Wednesday, July 1, 2009

The Battle of the Bus

We arrived in NY three minutes before my bus was scheduled to leave. I ran to the terminal and bolted past the line of people waiting. "Is that the bus to Boston?" I asked the man loading bags into the luggage compartment. "Yeh," he nodded. "Can I get on?" "You gotta wait in the line." As I stood in this line, I realized that many of my fellow passengers had tickets for a 4:00 bus. Mine was a 3:30. I watched, regretfully, as the 3:30 pulled out of the terminal. As I got some life safers from the vending machine for lunch, I rehearsed what I would say when I reached the ticket-taker. I was infuriated that they'd filled my bus first-come first-board. I would never expect this on a train or plane, why should it happen on a bus?

When I reached the front of the line, I spoke up. "Sir, I had a ticket for the 3:30, can you please tell me how, in the future, I would be permitted to board the bus which I purchased a ticket for?" This was my attempt at assertiveness, addressing a slightly different issue from the one at hand. The ticket taker, a short black guy, didn't respond, didn't look up. "My ticket was for the 3:30 bus," I tried again. "You can git on the bus," he said finally, looking up, confronting me. "What is your name please?" I asked, anger escalating. "Why?" "Because when I call Greyhound I want to let them know who I spoke to." "You can speak to the supervisor, or you can git on the bus." Deep breath. I'm losing this one. "Fine, I'll get on the bus." Realizing I'd be traveling for at least 10 hours, I felt the anger in my chest transform to defeat and frustration. The feeling traveled to my eyes. I've never, since childhood, been able to inhibit this automatic response to stress: crying. I tried to suck it up, opening my novel and pretending I was deeply moved by the story.

The ticket-taker turned out to be the driver. He walked past me briskly, checking the seats and aisle. I'd probably be pretty snippy if I had to drive a bus between NY and Boston for a living, I thought. Just one dose of rush hour traffic on either end is enough to drive a person mad. I began to feel sorry that I had taken out my frustration about missing the bus on Driver. We began our journey as Driver honked and hollared his way out of NY.

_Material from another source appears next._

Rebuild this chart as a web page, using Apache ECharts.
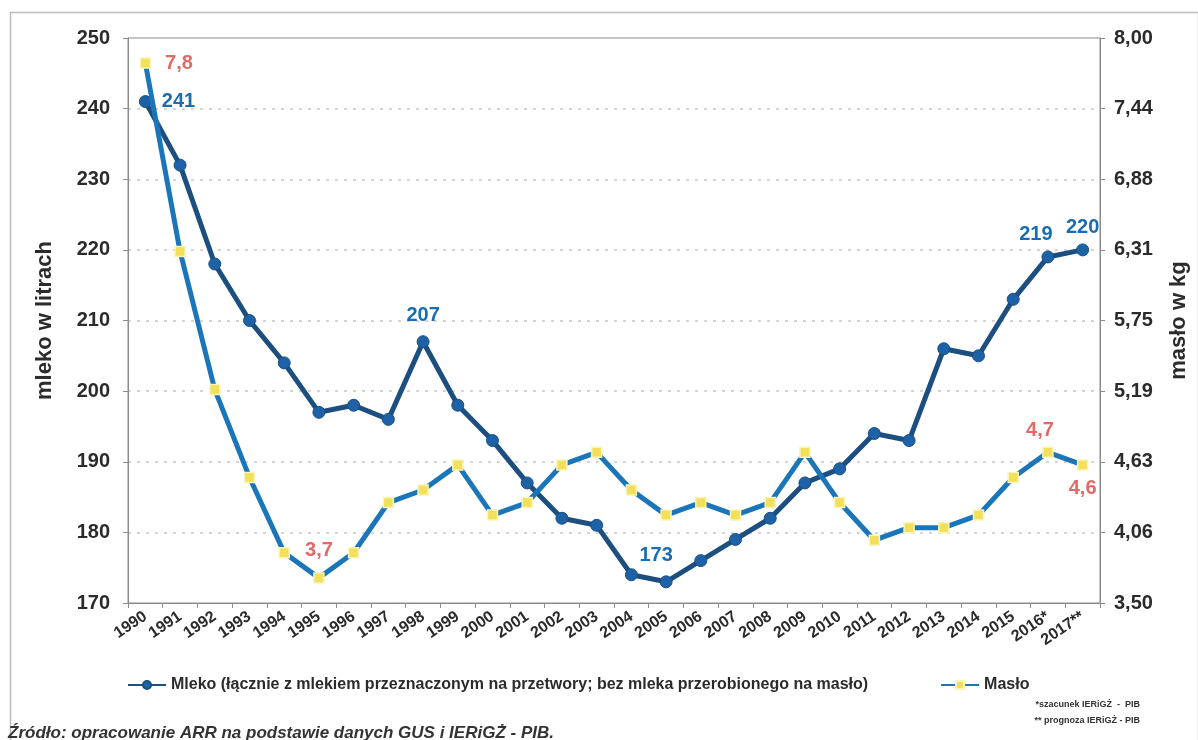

I was distracted from my novel by the angry letter to Greyhound I was fashioning in my mind. I am clearly not good at letting things go. "How dare I be inconvenienced?!" part of me was shouting. And then on a side note, "Do I have an inflated sense of intitlement?" My mind was in a mental tug of war. Around dinnertime, Driver turned off the highway and pulled into an Arby's parking lob. Arby's, why? I thought, as if this were a direct affront of my dining sensibilities.

I got out of the bus and everyone filed past me to stretch and get some fast food. Driver and I were left outside alone. "Hey, how you doing?" he asked, walking over to me. "I'm fine," I said, not knowing quite how to answer this question. "Really?" he seemed genuinely concerned. "Yah, it's just been a long day." I felt irritation lift, as if sucked out of my body by a giant emotion-sucking vaccuum cleaner. I noticed Driver had a large mishapen lump on his head, and wondered how this cranial deformity has influenced his life. He smiled at me and disappeared into Arby's. I spotted a convenience store across the street and headed over to get some cheese sticks and gum.

As I climbed up the steps to board the bus again, I told the driver, "Thanks, I really appreciated that." "Yah, no problem," he said, "I was worrying about you." I sat down in my seat, struck by how much impact total strangers could have on each other. I managed to fight and make up with someone I'd encountered for only a few short moments. I figured he probably saw me tearing up.. Separately, we'd taken a conflict and wrestled with it- me angry, tired, but understanding; he tired, nerves spent, but caring. If only there was more of this open emotional commerce in the world, allowing us to make peace with our fellow human beings, things might not escalate to the point of angry letters.